Así, pues, aunque el país se encuentra en una situación económica difícil y las perspectivas inmediatas distan de ser alentadoras, pocos que figuran en las listas que los líderes de las diversas facciones han digitado perderán el tiempo hablando de la necesidad urgente de tomar medidas a fin de frenar la inflación, reducir el gasto público, aumentar las exportaciones, estimular la producción y la creación de empleo u otras cosas presuntamente deseables por entender que no serviría para diferenciarlos de sus rivales. Cuando los kirchneristas aluden al "modelo", lo que tienen en mente no es una estrategia determinada sino su propia voluntad de seguir gobernando, mientras que quienes llevan los colores de los diversos equipos opositores se concentrarán en desacreditar a la pareja presidencial aprovechando la brecha enorme que separa el país que efectivamente existe del evocado por la retórica oficial.

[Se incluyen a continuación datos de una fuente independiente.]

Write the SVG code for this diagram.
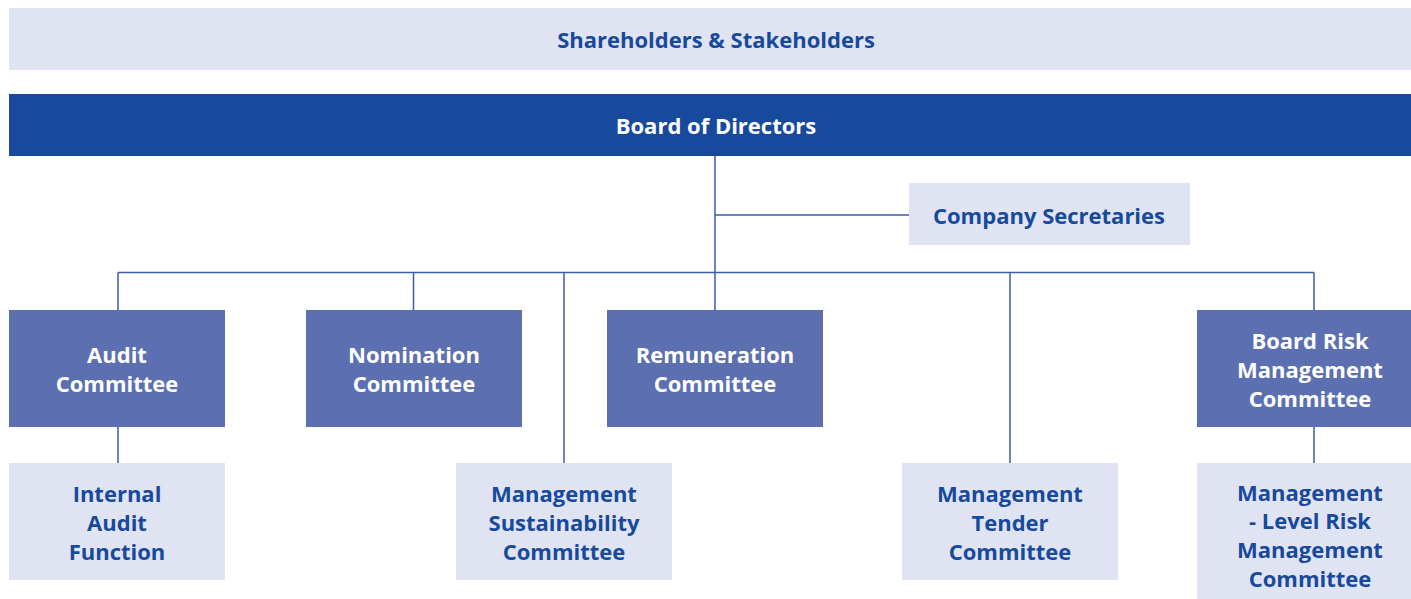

No habrá debates comparables a los que precedieron a la elección presidencial norteamericana en que Barack Obama y John McCain tuvieron que intentar brindar la impresión de entender lo que tendrían que hacer en el caso de triunfar. Aunque la presidenta Cristina de Kirchner posee las dotes que le permitirían salir airosa de un enfrentamiento verbal con casi todos los aspirantes opositores, no quiere arriesgarse. En cuanto a su marido, no puede sino entender que su estilo prepotente y agrio le resultaría muy perjudicial. Por lo demás, saben que el desenlace del torneo electoral no se verá determinado por las ideas de los jefes de las distintas listas sino por su presunta capacidad de gobernar con la autoridad necesaria una sociedad inquieta que a menudo parece estar al borde de un estallido, de suerte que vale mucho más un buen spot televisivo que un análisis competente de la realidad actual y las opciones, que son limitadas, con las que cuenta el país.